■ Work instructions ■
Only lines holding the word "that" should be copied from the material.

■ Information supplied ■
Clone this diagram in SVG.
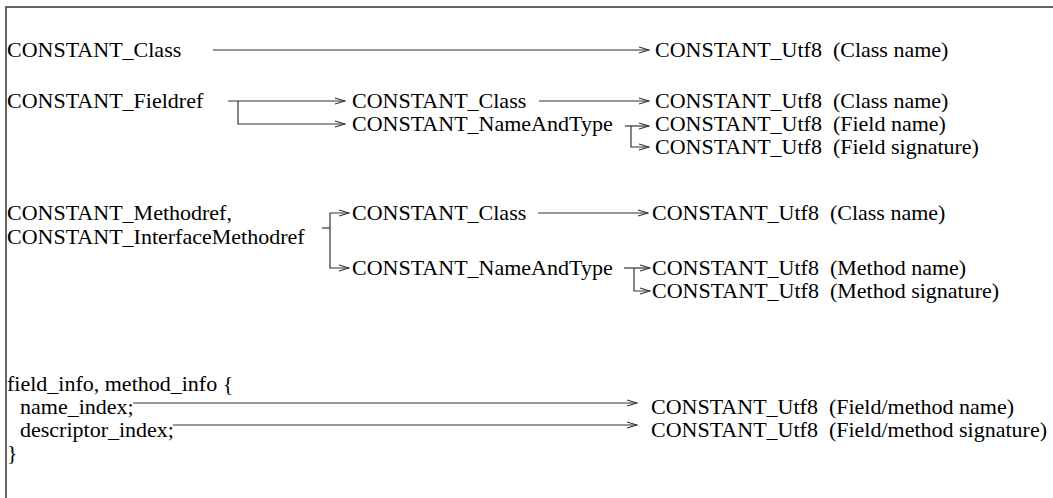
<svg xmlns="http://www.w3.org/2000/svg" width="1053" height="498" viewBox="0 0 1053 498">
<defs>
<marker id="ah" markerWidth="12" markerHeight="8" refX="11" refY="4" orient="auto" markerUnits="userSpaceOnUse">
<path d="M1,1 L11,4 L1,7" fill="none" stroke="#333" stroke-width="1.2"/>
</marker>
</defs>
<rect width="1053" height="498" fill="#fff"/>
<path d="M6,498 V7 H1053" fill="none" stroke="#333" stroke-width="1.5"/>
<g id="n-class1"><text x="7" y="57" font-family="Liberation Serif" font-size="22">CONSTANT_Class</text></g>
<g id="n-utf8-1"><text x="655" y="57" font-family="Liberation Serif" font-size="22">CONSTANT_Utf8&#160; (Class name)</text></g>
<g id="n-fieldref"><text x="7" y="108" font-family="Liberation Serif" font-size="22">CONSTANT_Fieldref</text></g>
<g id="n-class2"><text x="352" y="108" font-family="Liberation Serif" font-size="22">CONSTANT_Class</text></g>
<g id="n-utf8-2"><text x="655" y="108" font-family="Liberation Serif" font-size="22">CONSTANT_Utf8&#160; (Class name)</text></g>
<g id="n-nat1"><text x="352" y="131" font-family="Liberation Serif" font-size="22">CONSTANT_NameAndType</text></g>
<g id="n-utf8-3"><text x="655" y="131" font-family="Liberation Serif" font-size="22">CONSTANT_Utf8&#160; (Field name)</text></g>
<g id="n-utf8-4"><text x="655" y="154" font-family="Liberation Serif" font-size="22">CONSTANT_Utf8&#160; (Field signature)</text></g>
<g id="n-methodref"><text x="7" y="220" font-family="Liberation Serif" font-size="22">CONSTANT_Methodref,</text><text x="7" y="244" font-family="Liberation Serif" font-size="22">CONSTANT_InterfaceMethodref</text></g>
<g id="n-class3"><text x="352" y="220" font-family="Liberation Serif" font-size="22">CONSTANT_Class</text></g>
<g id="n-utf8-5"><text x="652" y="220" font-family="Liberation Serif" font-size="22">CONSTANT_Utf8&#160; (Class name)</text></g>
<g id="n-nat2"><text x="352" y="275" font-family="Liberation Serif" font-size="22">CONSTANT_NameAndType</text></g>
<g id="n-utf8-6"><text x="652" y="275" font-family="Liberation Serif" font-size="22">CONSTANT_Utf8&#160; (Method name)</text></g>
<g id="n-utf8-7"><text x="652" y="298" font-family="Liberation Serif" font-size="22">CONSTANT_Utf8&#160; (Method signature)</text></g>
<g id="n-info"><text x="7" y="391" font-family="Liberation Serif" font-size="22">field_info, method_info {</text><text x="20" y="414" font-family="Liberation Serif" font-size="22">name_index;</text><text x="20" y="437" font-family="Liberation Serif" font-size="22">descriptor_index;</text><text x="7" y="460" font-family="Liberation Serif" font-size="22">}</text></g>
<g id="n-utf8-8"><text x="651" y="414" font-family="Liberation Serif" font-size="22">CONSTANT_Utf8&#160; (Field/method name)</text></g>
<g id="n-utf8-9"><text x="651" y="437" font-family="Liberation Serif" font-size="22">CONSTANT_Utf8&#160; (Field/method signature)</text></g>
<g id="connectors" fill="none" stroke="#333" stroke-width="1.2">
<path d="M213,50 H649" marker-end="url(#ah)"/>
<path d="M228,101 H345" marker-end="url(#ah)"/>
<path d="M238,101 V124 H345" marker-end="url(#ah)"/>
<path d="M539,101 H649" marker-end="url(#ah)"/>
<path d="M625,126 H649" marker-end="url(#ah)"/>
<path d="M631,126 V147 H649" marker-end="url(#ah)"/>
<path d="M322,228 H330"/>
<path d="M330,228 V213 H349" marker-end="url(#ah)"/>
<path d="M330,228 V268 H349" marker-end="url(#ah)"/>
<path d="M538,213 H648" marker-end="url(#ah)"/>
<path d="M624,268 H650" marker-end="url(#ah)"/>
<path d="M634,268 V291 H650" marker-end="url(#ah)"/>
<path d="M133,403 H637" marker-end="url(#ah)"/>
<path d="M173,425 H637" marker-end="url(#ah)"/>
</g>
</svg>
--
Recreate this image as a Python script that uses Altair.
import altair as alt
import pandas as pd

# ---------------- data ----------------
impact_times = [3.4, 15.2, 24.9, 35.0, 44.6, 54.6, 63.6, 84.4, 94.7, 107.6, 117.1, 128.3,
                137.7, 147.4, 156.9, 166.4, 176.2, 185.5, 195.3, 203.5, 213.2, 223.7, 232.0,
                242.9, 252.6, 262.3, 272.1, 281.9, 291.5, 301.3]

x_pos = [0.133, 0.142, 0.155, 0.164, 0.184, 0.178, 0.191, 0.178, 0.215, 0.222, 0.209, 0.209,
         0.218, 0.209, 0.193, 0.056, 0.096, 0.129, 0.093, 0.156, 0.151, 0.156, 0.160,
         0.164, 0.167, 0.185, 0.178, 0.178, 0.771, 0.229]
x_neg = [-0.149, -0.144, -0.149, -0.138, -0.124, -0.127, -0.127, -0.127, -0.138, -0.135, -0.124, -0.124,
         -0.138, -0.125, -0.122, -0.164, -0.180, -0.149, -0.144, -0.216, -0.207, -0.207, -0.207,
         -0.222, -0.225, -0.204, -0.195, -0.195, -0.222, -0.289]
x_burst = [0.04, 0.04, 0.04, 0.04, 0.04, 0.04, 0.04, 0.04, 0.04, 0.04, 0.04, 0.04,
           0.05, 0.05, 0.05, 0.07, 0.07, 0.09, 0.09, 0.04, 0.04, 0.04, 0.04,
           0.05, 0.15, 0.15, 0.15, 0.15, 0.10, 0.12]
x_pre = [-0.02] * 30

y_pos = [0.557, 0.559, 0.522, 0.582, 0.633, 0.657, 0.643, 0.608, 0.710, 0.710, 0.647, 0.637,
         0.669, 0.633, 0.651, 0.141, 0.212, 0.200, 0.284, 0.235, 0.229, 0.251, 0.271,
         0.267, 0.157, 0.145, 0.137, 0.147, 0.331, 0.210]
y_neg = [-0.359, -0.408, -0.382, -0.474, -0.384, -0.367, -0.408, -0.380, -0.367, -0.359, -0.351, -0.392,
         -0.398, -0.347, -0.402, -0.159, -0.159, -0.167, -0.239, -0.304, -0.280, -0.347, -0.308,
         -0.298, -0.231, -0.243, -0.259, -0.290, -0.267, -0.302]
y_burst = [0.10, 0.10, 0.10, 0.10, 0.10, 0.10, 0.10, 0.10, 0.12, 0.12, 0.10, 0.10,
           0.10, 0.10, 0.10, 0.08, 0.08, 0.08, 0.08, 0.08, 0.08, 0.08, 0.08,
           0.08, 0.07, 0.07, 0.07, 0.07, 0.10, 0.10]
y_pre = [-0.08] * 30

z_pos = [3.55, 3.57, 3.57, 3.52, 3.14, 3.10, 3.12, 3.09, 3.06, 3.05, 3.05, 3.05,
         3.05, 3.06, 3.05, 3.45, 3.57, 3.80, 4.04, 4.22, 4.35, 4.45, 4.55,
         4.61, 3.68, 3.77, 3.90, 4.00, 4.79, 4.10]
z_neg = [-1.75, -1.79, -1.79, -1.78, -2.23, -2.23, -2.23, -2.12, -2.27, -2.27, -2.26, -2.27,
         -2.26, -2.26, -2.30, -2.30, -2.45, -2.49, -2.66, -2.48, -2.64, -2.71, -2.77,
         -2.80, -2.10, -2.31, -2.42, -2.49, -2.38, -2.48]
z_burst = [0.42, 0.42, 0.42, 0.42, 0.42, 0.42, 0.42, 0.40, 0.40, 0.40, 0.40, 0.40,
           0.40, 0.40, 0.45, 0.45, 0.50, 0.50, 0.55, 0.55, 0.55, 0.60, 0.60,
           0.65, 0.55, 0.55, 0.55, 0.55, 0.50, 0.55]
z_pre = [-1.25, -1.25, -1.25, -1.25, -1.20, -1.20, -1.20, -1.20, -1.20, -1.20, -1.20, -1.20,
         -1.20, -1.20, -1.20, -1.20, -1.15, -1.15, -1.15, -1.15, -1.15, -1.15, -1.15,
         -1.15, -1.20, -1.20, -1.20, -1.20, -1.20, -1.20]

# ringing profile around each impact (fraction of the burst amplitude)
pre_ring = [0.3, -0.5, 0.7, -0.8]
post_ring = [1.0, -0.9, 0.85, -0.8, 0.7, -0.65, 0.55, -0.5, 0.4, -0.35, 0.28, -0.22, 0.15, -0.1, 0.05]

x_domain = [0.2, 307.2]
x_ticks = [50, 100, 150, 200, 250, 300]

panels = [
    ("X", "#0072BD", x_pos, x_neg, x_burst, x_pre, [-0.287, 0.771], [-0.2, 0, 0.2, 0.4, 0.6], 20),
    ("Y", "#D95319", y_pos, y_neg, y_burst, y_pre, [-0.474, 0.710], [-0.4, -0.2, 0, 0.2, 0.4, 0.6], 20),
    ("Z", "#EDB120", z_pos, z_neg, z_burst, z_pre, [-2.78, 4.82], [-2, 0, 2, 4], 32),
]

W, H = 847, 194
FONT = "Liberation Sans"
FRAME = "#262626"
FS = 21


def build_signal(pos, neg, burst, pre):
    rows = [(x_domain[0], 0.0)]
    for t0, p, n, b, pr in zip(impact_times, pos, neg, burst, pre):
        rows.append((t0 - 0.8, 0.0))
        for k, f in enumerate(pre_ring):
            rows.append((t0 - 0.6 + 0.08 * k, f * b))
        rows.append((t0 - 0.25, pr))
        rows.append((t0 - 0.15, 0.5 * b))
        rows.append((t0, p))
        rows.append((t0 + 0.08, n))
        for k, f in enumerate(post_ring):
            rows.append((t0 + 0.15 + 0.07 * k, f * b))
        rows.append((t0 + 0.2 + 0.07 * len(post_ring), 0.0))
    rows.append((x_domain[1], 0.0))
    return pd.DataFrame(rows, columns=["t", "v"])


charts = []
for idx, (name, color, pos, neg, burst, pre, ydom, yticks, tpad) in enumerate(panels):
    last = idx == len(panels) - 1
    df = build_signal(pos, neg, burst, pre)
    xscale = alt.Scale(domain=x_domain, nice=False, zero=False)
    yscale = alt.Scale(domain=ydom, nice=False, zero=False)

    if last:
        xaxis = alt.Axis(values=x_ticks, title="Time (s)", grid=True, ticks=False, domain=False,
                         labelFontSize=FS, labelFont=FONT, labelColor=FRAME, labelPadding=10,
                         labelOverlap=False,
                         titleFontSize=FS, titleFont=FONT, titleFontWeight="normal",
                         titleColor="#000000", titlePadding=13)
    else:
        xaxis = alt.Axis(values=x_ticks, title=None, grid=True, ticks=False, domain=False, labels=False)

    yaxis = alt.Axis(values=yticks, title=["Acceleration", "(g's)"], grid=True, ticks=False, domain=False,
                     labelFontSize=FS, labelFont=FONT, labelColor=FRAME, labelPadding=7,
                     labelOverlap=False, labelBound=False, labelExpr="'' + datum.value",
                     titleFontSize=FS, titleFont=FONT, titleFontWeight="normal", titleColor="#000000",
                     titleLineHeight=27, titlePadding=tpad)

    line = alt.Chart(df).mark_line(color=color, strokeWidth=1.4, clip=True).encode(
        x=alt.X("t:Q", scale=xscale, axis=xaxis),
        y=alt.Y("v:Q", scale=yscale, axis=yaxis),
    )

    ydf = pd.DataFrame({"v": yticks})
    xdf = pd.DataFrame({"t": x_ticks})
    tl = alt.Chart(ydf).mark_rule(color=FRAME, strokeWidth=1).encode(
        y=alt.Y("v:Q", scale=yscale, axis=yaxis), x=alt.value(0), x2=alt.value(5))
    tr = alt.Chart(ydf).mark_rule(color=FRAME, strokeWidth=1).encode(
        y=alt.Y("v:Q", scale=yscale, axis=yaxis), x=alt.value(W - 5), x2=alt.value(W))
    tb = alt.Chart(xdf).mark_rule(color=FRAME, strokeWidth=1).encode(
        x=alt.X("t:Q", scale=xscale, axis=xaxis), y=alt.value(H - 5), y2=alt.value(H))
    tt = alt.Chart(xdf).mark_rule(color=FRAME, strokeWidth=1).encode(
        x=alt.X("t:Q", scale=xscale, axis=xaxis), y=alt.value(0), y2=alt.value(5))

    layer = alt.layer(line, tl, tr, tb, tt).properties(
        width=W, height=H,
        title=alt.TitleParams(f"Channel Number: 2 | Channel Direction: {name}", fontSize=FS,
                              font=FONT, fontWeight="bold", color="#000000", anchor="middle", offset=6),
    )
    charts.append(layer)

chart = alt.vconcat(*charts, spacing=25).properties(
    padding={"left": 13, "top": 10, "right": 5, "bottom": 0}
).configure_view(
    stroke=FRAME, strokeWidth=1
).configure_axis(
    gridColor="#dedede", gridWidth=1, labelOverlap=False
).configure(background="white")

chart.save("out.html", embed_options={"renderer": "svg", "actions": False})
==
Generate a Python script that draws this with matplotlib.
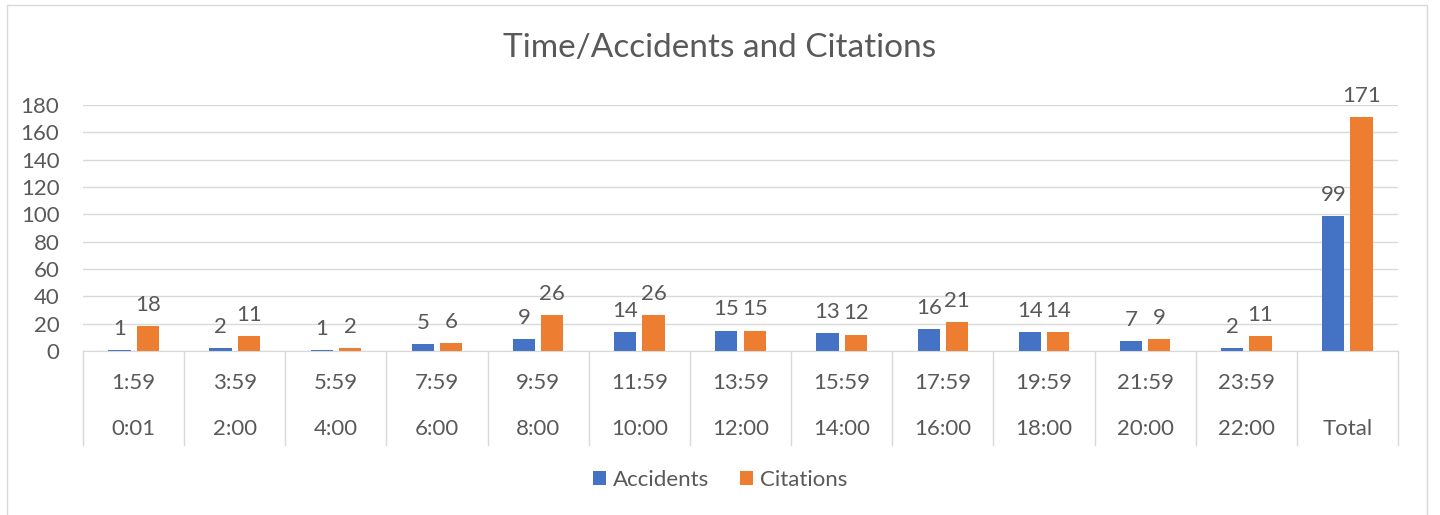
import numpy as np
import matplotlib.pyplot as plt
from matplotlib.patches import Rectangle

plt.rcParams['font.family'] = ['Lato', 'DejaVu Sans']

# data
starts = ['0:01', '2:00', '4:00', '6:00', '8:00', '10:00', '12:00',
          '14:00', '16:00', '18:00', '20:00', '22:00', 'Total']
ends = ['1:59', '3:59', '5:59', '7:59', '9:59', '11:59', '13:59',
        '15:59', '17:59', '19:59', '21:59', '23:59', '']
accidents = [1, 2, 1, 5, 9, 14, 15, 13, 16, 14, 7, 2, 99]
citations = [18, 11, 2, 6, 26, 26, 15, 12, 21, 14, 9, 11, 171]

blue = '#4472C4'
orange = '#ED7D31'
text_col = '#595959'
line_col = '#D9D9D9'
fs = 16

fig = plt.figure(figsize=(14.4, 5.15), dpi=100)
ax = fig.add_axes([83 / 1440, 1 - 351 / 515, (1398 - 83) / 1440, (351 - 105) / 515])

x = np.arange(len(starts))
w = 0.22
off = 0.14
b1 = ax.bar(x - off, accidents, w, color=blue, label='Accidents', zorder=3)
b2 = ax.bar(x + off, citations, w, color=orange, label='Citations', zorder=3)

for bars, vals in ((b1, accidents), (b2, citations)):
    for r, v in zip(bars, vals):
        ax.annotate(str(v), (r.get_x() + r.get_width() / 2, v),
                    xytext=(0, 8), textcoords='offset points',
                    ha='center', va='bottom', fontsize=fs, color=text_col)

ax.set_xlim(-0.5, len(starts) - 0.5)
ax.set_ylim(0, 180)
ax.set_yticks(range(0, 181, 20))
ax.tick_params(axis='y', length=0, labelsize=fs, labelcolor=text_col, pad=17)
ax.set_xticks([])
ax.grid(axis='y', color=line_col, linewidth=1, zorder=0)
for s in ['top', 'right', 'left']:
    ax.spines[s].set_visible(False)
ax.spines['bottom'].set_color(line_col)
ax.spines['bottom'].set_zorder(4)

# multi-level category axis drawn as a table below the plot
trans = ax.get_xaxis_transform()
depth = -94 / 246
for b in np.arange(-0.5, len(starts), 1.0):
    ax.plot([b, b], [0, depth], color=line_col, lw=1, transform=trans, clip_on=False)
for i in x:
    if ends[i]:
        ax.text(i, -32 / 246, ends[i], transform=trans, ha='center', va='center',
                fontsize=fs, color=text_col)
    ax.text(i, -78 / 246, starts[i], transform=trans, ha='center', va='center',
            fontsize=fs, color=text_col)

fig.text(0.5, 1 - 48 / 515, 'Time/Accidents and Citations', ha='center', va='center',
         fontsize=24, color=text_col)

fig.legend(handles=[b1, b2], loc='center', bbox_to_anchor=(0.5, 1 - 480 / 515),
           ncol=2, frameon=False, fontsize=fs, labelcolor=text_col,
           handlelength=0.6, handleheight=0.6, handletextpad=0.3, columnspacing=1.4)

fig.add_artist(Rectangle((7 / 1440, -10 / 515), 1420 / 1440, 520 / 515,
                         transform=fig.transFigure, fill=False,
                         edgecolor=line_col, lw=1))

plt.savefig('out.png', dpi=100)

■ The reply ■
Recreate this image as a Python script that uses Altair.
Generate a Python script that draws this with matplotlib.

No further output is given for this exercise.